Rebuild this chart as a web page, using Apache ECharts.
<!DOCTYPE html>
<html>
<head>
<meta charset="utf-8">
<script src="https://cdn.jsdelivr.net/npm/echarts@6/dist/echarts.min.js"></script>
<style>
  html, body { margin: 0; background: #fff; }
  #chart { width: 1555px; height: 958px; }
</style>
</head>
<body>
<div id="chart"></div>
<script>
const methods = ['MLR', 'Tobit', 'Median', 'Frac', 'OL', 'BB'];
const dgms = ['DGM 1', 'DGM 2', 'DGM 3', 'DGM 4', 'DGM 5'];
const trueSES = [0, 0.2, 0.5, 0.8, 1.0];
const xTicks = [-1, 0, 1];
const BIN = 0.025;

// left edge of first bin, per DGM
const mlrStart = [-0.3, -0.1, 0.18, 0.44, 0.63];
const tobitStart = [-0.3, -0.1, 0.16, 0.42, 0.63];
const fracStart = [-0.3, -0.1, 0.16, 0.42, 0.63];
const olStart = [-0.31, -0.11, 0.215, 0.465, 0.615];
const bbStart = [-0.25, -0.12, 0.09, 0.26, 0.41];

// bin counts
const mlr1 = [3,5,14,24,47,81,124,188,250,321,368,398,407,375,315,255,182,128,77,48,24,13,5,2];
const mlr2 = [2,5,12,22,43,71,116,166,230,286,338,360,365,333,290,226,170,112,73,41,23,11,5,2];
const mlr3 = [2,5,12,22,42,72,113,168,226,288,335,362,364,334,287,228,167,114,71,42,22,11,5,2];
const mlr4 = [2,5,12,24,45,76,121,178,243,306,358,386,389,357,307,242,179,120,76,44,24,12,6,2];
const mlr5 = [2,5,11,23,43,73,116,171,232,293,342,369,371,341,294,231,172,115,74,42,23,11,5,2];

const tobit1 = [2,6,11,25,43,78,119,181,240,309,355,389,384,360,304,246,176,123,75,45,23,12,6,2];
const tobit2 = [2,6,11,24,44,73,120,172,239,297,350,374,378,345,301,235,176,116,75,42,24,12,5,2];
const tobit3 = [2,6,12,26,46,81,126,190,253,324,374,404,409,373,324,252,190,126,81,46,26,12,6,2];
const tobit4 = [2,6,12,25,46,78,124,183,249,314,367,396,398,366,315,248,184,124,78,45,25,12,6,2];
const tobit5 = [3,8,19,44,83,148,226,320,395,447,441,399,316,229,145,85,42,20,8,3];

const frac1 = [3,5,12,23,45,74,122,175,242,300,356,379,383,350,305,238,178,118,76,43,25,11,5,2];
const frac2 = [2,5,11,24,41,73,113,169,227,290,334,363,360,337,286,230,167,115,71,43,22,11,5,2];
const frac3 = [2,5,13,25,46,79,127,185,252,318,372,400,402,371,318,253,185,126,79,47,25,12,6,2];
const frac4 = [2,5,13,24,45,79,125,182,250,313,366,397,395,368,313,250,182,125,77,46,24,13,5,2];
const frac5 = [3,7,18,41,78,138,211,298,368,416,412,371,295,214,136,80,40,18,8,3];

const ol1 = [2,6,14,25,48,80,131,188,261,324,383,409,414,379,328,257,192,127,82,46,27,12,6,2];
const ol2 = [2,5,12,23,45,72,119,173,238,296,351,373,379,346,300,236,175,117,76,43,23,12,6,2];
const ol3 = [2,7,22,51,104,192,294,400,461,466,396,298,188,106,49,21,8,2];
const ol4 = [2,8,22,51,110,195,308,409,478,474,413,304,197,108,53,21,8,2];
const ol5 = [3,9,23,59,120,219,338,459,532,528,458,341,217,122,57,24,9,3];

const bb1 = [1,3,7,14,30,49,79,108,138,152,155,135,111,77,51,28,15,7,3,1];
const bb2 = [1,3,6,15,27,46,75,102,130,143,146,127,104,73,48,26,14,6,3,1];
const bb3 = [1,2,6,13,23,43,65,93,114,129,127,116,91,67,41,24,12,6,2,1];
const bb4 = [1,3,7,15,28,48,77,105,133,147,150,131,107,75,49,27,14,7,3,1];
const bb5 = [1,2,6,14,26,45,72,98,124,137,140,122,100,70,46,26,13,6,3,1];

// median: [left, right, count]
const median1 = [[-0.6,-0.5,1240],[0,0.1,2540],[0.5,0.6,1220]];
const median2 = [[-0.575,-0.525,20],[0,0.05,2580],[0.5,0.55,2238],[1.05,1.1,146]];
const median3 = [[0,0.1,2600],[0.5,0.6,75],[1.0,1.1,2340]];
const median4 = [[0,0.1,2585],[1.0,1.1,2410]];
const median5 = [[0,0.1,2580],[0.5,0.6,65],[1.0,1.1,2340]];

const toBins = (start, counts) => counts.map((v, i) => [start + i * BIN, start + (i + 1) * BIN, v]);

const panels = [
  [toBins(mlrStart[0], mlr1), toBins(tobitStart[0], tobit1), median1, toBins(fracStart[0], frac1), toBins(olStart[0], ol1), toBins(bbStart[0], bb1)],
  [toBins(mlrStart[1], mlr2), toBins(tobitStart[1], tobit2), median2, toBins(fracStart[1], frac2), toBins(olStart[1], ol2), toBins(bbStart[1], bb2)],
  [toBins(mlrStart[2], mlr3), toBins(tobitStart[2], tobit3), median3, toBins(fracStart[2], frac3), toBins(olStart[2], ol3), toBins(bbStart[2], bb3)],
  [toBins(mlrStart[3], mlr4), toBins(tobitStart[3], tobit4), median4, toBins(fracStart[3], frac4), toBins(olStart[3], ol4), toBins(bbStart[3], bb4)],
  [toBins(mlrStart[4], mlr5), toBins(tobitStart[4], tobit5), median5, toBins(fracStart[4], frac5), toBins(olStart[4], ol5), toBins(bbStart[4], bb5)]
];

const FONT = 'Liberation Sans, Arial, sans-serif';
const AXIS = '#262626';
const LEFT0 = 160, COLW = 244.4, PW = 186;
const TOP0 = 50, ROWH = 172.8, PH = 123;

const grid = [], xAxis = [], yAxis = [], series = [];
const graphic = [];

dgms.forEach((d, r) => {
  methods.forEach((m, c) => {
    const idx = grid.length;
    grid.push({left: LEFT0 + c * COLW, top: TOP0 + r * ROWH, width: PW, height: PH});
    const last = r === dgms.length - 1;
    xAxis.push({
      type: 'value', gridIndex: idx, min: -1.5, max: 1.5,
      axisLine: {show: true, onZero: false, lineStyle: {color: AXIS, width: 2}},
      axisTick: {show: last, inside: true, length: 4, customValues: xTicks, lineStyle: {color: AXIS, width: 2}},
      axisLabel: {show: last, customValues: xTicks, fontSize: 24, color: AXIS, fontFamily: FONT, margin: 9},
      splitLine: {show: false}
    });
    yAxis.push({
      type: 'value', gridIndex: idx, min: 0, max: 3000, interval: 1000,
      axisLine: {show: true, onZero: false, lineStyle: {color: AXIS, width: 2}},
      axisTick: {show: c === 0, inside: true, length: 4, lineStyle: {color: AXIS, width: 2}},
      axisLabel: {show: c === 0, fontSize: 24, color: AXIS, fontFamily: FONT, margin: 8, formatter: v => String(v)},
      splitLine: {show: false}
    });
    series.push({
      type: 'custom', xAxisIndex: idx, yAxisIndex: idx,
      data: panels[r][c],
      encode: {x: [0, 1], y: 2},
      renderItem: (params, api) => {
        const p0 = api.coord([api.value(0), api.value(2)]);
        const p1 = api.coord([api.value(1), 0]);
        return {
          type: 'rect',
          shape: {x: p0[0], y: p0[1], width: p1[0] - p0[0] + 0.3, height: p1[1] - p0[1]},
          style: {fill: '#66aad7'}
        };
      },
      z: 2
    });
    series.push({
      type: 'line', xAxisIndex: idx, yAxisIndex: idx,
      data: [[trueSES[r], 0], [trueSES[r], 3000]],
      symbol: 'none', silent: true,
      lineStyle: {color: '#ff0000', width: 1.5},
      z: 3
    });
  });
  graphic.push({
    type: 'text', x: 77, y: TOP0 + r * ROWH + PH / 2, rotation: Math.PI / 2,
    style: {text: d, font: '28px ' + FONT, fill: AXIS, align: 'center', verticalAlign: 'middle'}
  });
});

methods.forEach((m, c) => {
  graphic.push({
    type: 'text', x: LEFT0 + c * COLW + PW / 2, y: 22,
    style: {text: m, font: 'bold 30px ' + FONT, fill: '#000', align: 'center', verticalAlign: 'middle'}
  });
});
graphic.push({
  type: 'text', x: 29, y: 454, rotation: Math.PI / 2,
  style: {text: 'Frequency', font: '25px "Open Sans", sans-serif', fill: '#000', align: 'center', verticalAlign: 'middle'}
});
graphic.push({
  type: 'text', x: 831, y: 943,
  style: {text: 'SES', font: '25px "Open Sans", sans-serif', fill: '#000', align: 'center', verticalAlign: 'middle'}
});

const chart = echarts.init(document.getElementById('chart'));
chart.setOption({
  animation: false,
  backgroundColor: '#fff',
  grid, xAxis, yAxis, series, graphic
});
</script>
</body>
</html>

--

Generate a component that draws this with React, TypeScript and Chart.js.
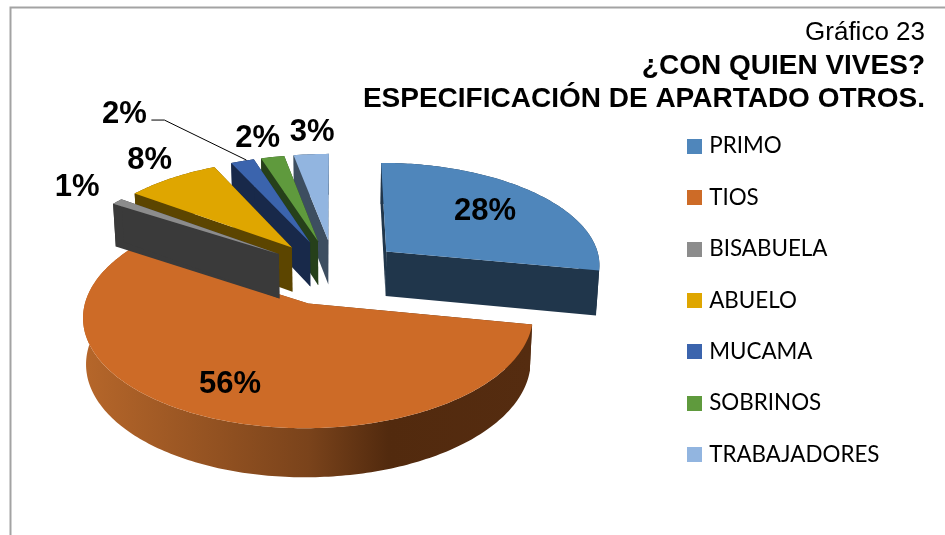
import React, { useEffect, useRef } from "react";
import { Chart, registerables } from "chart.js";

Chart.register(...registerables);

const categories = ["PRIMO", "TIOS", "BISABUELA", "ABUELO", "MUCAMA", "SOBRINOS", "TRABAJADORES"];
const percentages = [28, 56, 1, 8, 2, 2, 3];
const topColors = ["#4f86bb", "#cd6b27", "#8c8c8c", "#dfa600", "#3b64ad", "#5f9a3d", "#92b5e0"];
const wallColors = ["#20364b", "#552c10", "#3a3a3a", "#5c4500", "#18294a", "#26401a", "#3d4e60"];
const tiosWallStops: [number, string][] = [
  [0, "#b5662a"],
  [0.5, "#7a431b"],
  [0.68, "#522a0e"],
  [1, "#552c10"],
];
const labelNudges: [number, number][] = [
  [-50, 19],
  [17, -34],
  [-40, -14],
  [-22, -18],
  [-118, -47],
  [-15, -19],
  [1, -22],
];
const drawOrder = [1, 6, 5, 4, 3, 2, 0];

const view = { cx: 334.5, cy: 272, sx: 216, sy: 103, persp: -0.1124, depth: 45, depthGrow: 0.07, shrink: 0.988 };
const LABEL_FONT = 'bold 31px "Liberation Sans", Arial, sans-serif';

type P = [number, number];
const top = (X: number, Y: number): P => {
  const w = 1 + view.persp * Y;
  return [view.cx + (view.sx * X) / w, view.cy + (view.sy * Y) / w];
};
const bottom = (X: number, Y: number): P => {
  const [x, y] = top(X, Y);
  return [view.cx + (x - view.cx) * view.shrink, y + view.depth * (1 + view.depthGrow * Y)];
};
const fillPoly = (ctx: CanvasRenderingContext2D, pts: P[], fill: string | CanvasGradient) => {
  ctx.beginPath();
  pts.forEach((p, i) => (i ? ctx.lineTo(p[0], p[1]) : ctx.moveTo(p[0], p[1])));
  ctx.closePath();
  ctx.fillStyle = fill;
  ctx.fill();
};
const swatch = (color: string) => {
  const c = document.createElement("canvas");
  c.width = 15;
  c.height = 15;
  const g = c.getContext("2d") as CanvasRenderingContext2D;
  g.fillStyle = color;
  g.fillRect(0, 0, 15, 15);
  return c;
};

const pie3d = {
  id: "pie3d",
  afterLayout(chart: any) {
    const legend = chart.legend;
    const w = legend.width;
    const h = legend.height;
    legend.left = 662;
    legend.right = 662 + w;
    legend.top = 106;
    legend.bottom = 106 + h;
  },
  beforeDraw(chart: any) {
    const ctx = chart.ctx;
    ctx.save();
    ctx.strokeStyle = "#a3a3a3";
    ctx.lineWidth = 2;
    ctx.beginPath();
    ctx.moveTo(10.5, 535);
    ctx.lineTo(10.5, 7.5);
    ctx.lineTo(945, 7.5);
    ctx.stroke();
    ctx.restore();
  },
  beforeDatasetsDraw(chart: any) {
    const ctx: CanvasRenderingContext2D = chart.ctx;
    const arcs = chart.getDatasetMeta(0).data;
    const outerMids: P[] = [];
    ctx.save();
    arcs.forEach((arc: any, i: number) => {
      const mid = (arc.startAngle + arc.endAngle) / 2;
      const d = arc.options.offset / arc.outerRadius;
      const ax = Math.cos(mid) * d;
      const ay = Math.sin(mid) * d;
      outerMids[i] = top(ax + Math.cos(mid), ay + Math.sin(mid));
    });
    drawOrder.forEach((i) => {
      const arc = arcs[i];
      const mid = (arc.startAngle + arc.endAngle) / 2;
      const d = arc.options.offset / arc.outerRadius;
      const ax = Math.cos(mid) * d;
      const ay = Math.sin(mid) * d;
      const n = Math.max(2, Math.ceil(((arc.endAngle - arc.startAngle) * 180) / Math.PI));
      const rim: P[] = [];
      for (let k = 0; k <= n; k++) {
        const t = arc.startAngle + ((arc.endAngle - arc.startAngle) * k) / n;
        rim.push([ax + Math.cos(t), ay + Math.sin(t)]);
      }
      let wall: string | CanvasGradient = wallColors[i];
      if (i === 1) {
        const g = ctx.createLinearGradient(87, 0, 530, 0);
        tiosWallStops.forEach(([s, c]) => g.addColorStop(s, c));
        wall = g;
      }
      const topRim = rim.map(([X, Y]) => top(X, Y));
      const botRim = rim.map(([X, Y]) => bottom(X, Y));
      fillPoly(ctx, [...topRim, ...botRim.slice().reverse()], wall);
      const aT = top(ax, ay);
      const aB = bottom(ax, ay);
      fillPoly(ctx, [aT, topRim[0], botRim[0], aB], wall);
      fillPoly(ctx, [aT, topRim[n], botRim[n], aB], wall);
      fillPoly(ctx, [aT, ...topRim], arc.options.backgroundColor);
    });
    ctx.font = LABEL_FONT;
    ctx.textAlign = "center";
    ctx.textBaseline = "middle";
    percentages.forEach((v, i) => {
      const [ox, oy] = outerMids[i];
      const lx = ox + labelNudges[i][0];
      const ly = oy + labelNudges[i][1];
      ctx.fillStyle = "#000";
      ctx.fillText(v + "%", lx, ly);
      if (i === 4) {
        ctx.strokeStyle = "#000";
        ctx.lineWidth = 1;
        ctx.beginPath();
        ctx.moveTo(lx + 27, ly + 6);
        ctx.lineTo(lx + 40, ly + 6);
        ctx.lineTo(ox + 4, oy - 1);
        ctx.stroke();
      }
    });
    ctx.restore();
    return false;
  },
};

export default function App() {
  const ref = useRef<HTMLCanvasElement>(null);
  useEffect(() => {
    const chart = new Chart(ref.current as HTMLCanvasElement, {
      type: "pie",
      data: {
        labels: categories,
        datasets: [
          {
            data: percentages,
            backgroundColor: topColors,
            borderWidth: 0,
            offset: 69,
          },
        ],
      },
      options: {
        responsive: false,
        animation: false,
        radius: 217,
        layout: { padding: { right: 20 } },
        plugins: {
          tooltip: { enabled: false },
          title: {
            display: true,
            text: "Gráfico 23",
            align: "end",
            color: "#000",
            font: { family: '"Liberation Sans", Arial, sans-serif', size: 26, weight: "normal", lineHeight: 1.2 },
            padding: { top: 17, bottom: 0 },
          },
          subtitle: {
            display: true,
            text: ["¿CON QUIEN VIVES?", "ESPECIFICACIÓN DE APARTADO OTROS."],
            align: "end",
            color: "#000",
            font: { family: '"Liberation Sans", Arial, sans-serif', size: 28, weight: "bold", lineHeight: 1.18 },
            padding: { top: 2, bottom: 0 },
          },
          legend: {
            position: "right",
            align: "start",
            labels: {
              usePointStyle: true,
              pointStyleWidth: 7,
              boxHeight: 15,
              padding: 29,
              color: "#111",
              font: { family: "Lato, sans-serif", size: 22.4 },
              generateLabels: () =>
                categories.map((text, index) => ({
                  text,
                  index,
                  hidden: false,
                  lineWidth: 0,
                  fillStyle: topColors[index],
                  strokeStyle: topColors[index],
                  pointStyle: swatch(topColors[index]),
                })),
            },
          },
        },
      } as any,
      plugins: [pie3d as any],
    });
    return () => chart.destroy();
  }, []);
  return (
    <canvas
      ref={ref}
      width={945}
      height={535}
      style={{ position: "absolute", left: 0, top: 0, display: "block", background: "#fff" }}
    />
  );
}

▸ Exercise task
Output nothing except the lines from the one containing "Generate a component" through the one containing "const drawOrder = [1, 6, 5, 4, 3, 2, 0];", both kept, with the pictures removed.

▸ Answer to the exercise
Generate a component that draws this with React, TypeScript and Chart.js.
import React, { useEffect, useRef } from "react";
import { Chart, registerables } from "chart.js";

Chart.register(...registerables);

const categories = ["PRIMO", "TIOS", "BISABUELA", "ABUELO", "MUCAMA", "SOBRINOS", "TRABAJADORES"];
const percentages = [28, 56, 1, 8, 2, 2, 3];
const topColors = ["#4f86bb", "#cd6b27", "#8c8c8c", "#dfa600", "#3b64ad", "#5f9a3d", "#92b5e0"];
const wallColors = ["#20364b", "#552c10", "#3a3a3a", "#5c4500", "#18294a", "#26401a", "#3d4e60"];
const tiosWallStops: [number, string][] = [
  [0, "#b5662a"],
  [0.5, "#7a431b"],
  [0.68, "#522a0e"],
  [1, "#552c10"],
];
const labelNudges: [number, number][] = [
  [-50, 19],
  [17, -34],
  [-40, -14],
  [-22, -18],
  [-118, -47],
  [-15, -19],
  [1, -22],
];
const drawOrder = [1, 6, 5, 4, 3, 2, 0];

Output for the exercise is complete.